Russian investment and development company

Potok (Rus. Flow) is a Russian investment and development company with the head-office in Moscow. Its activities include mixed-use development, construction, managing and selling of real estate in Moscow and abroad. The projects, which were previously under the control of the Mirax Group corporation, now are being developed by this brand.

== Owners and management ==

Potok was founded on December 1, 2011, by Sergei Polonsky, and this company has inherited all the structures and liabilities of Nazvanie.net (former Mirax Group). As reported earlier, the Mirax Group brand was officially closed on 3 March 2011, at a special press-conference for media representatives, who received the official statement of the Board of Directors of the investment and development company MIRAX GROUP. It stated that all the obligations of the group on completion of the objects would certainly be fulfilled. All public debt сommitments of the group (denominated bonds, CLNs and LPNs), said the statement, would also be honored in full accordance with the terms of restructuring.

On December 1, 2011, Sergei Polonsky officially changed the name of the company to Potok, with all the obligations and structures of Nazvanie.net to be retained by the new company.

The controlling interest of Potok belongs to its founder, chairman of the board of directors, Sergei Polonsky.

In July 2012, the restructuring of the public debt of the Potok company (ex-MIRAX GROUP) was successfully completed. It took the company one and a half years to prepare this deal together with the debt restructuring agent, OAO Alfa-Bank and a working group of creditors. The restructuring included the exchange of the five existing at the time security issues – three ruble bond issues and two English law note issues – for the new issue of notes (LPN2019) with the face value of RUR14.5 billion. As collateral for this transaction, 8 projects and a personal guarantee of the Potok shareholder Sergei Polonsky were used. For investors who cannot own the notes for certain reasons, new ruble bonds worth RUR1 billion were issued.

== Activity ==

Potok operates in the real estate markets of Russia, Ukraine, France, Cambodia, Malaysia, Montenegro, United States, Switzerland and Beetham Tower in United Kingdom. In May 2011, the company's portfolio included several projects with a total area of about ten million sq.m.

Potok is the client and developer of the second-tallest skyscraper in Europe, business complex Federation Tower, in the Moscow International Business Center, or Moscow-City. In May 2011, Sberbank of Russia allowed a credit of $373.6 mln for the completion of the tower construction.
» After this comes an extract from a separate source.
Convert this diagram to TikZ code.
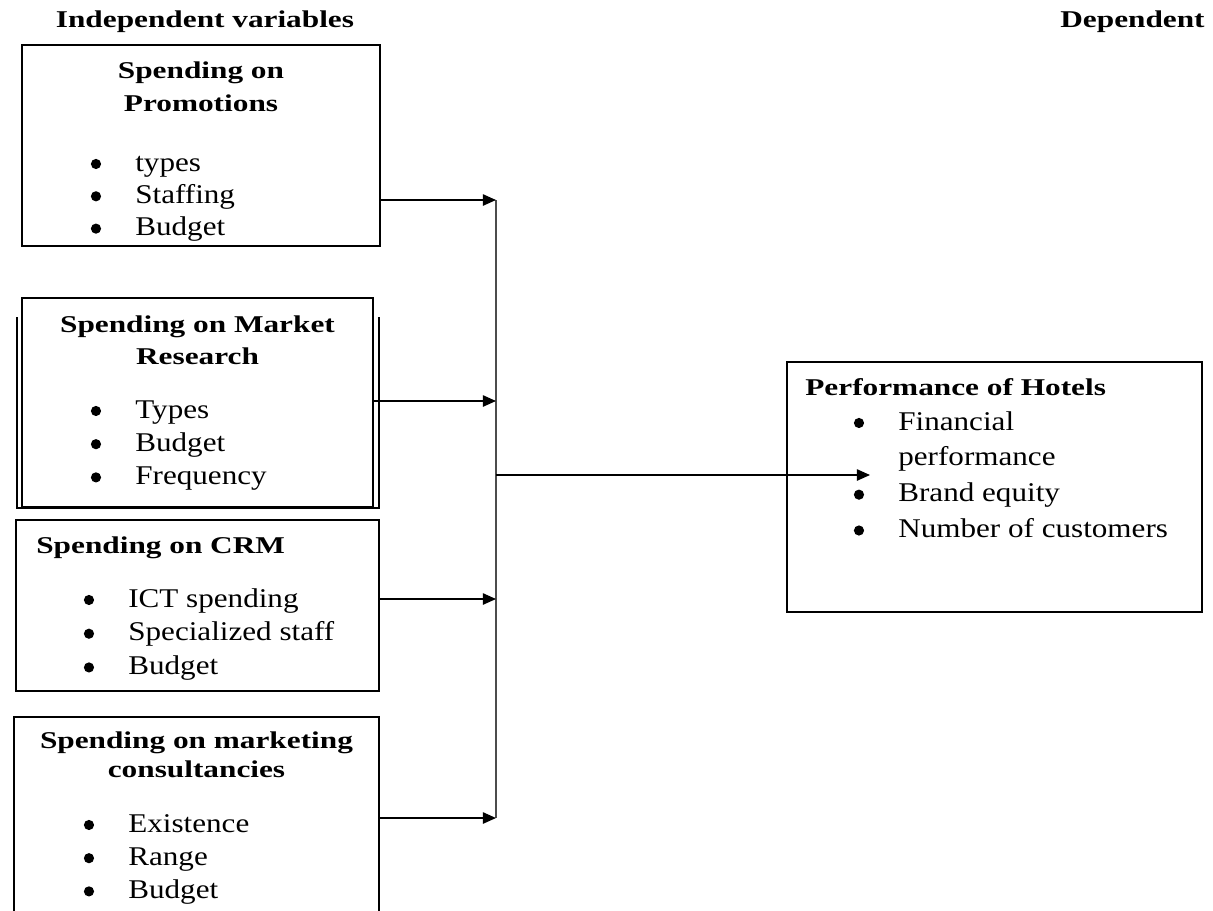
\documentclass[tikz,border=0pt]{standalone}
\usepackage{fontspec}
\setmainfont{Liberation Serif}[FakeStretch=1.15,BoldFeatures={FakeStretch=1.3}]
\usetikzlibrary{%
  arrows.meta,%
  calc,%
  positioning% wg. " of "
}
\newcommand{\itm}{\hspace*{0.9cm}}

\begin{document}
\begin{tikzpicture}[x=0.02cm,y=-0.02cm]
       \tikzset{box/.style={rectangle, draw, line width=1.1pt, inner sep=0pt}}

       \tikzset{head/.style={font=\fontsize{13.7pt}{19pt}\selectfont\bfseries, inner sep=0pt}}

       \tikzset{item/.style={font=\fontsize{15.4pt}{18pt}\selectfont, inner sep=0pt,
                text height=13pt, text depth=4.5pt, anchor=base west}}
       \tikzset{nextitem/.style={item, anchor=north west}}
       \tikzset{dot/.style={path picture={\fill ([shift={(3.2pt,8.5pt)}]path picture bounding box.south west) circle (2.9pt);}}}

       \tikzset{link/.style={-{Triangle[length=7.5pt,width=6.5pt]}, line width=0.85pt}}
       \tikzset{bus/.style={line width=1.3pt, draw=black!70}}

        \useasboundingbox (0,0) rectangle (1213,910);
        \clip (0,0) rectangle (1213,910);

        % headings
        \node[head, anchor=base] (indep) at (205,27) {Independent variables};
        \node[head, anchor=base west] (dep) at (1060,27) {Dependent};

        % boxes
        \node[box, minimum width=7.16cm, minimum height=4.02cm] (promo) at (201,145.5) {};
        \node[box, minimum width=7.02cm, minimum height=4.18cm] (market) at (197.5,402.5) {};
        \node[box, minimum width=7.26cm, minimum height=3.42cm] (crm) at (197.5,605.5) {};
        \node[box, minimum width=7.30cm, minimum height=4.86cm] (cons) at (196.5,838.5) {};
        \node[box, minimum width=8.30cm, minimum height=5.00cm] (hotel) at (994.5,487) {};
        \draw[line width=1.1pt] ($(market.north west)+(-4,20)$) -- ($(market.south west)+(-4,0)$)
              -- ($(market.south east)+(5,0)$) -- ($(market.north east)+(5,20)$);

        % Spending on Promotions
        \node[head, align=center, below=0.34cm of promo.north] (promoT) {Spending on\\Promotions};
        \node[item, dot] (promo1) at (90,171) {\itm types};
        \node[below=0.5pt of promo1.south west, nextitem, dot] (promo2) {\itm Staffing};
        \node[below=0.5pt of promo2.south west, nextitem, dot] (promo3) {\itm Budget};

        % Spending on Market Research
        \node[head, font=\fontsize{13.7pt}{18pt}\selectfont\bfseries, align=center,
              below=0.37cm of market.north] (marketT) {Spending on Market\\Research};
        \node[item, dot] (market1) at (90,418) {\itm Types};
        \node[below=1pt of market1.south west, nextitem, dot] (market2) {\itm Budget};
        \node[below=1pt of market2.south west, nextitem, dot] (market3) {\itm Frequency};

        % Spending on CRM
        \node[head, anchor=base west] (crmT) at (36,553) {Spending on CRM};
        \node[item, dot] (crm1) at (83,607) {\itm ICT spending};
        \node[below=1.3pt of crm1.south west, nextitem, dot] (crm2) {\itm Specialized staff};
        \node[below=1.3pt of crm2.south west, nextitem, dot] (crm3) {\itm Budget};

        % Spending on marketing consultancies
        \node[head, font=\fontsize{13.7pt}{16.5pt}\selectfont\bfseries, align=center,
              below=0.31cm of cons.north] (consT) {Spending on marketing\\consultancies};
        \node[item, dot] (cons1) at (83,832) {\itm Existence};
        \node[below=1pt of cons1.south west, nextitem, dot] (cons2) {\itm Range};
        \node[below=1pt of cons2.south west, nextitem, dot] (cons3) {\itm Budget};

        % Performance of Hotels
        \node[head, anchor=base west] (hotelT) at (805,395) {Performance of Hotels};
        \node[item, dot] (hotel1) at (853,430) {\itm Financial};
        \node[below=2.5pt of hotel1.south west, nextitem] (hotel2) {\itm performance};
        \node[below=2.5pt of hotel2.south west, nextitem, dot] (hotel3) {\itm Brand equity};
        \node[below=2.5pt of hotel3.south west, nextitem, dot] (hotel4) {\itm Number of customers};

        % connectors
        \coordinate (j1) at (496,200);
        \coordinate (j2) at (496,401);
        \coordinate (j3) at (496,599);
        \coordinate (j4) at (496,818);
        \coordinate (jout) at (496,475);
        \coordinate (jend) at (870,475);

        \draw[bus](j1) -- (j4);
        \draw[link](promo.east |- j1) -- (j1);
        \draw[link](market.east |- j2) -- (j2);
        \draw[link](crm.east |- j3) -- (j3);
        \draw[link](cons.east |- j4) -- (j4);
        \draw[link](jout) -- (jend);

\end{tikzpicture}
\end{document}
As a result of certain restructuring, a new scheme of project management was implemented, in which the management triad, composed of the CEOs and top managers of the company, shall carry out all the construction works on each project of the company operational program and, therefore, bear full responsibility for the result.

The structures of Potok also comprise several companies previously engaged in separate and distinct types of business. Among them are Stolitsa-Service (engaged in the management and operation of the commissioned buildings), ex-Mirax-Pharma (research, production, and retail of pharmaceutical products), ex-Mirax-Design (design and fulfillment of interiors), and others.